De toute façon, le corset et les jupes longues rendent impossible la pratique du vélo. En France, une loi de 1800 interdit le port du pantalon aux dames. Le texte précise : « Toute femme désirant s’habiller en homme doit se présenter à la Préfecture de police pour en obtenir l’autorisation. » Pourquoi ? Parce qu’il n’est pas question qu’une femme ait la liberté d’un homme, puisse exercer un métier d’homme… Bref, qu’elle porte la culotte ! En 1898, une circulaire autorise toutefois le pantalon « si la femme tient par la main un guidon de bicyclette ou les rênes d’un cheval. » C’est ainsi que, peu à peu, le vélo va permettre aux femmes de se libérer de leurs vêtements, de s’éloigner de leur foyer, de prendre leur liberté… La Première Guerre mondiale confirmera le mouvement.

La risée générale

Parmi les pionnières du vélo, une Belge : Hélène Dutrieu.

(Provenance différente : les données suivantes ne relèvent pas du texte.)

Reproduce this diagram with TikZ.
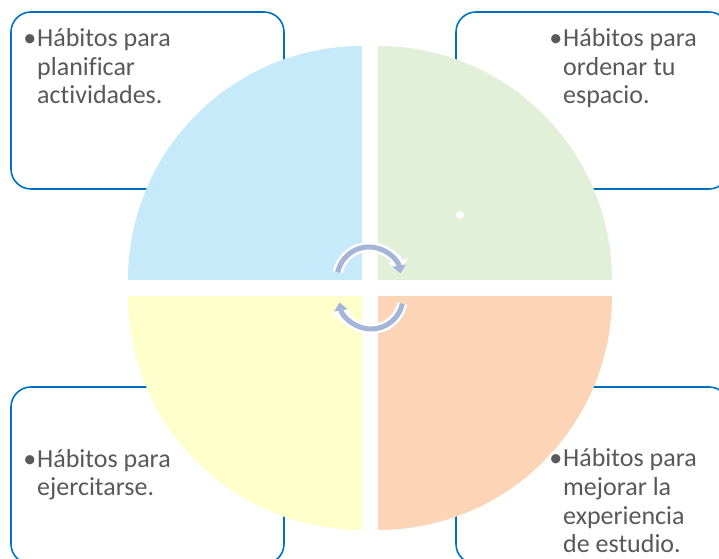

En 1897, elle sera la toute première championne du Monde cycliste. Mais ce sport est extrêmement mal vu. En 1955, quand est créé le premier Tour de France féminin, c’est la risée générale. Les organisateurs y renoncent d’ailleurs dès l’année suivante. Le quotidien sportif L’Équipe commente : « Le bon sens a triomphé. Elles devront se contenter du cyclotourisme, ce qui correspond beaucoup plus à leurs possibilités musculaires. » Il faudra attendre 1984 pour que réapparaisse le Tour de France féminin. En 1987, en fin d’étape, Jacques Chancel reçoit sur son plateau Jeannie Longo et Marc Madiot. Le coureur a déjà déclaré dans la presse : « Si mes sœurs faisaient du vélo, je les renierais. » Il confirme en direct : « Il y a des sports masculins et des sports féminins. Une femme sur un vélo, c’est moche ! » Et pour se justifier : « J’aime trop les femmes pour les voir souffrir. »

Yvonne et Eddy

Il y eut pourtant de grandes championnes. Avant Jeannie Longo, il faut citer Yvonne Reynders. Son nom ne vous dit rien ? Elle est pourtant belge et a décroché pas moins de sept titres de championne du Monde dans les années 1960. Mais à l’époque, la presse n’avait d’yeux que pour un certain Eddy Merckx… Il faudra attendre 2022 pour que les étapes du Tour de France Dames soit diffusées à la télé.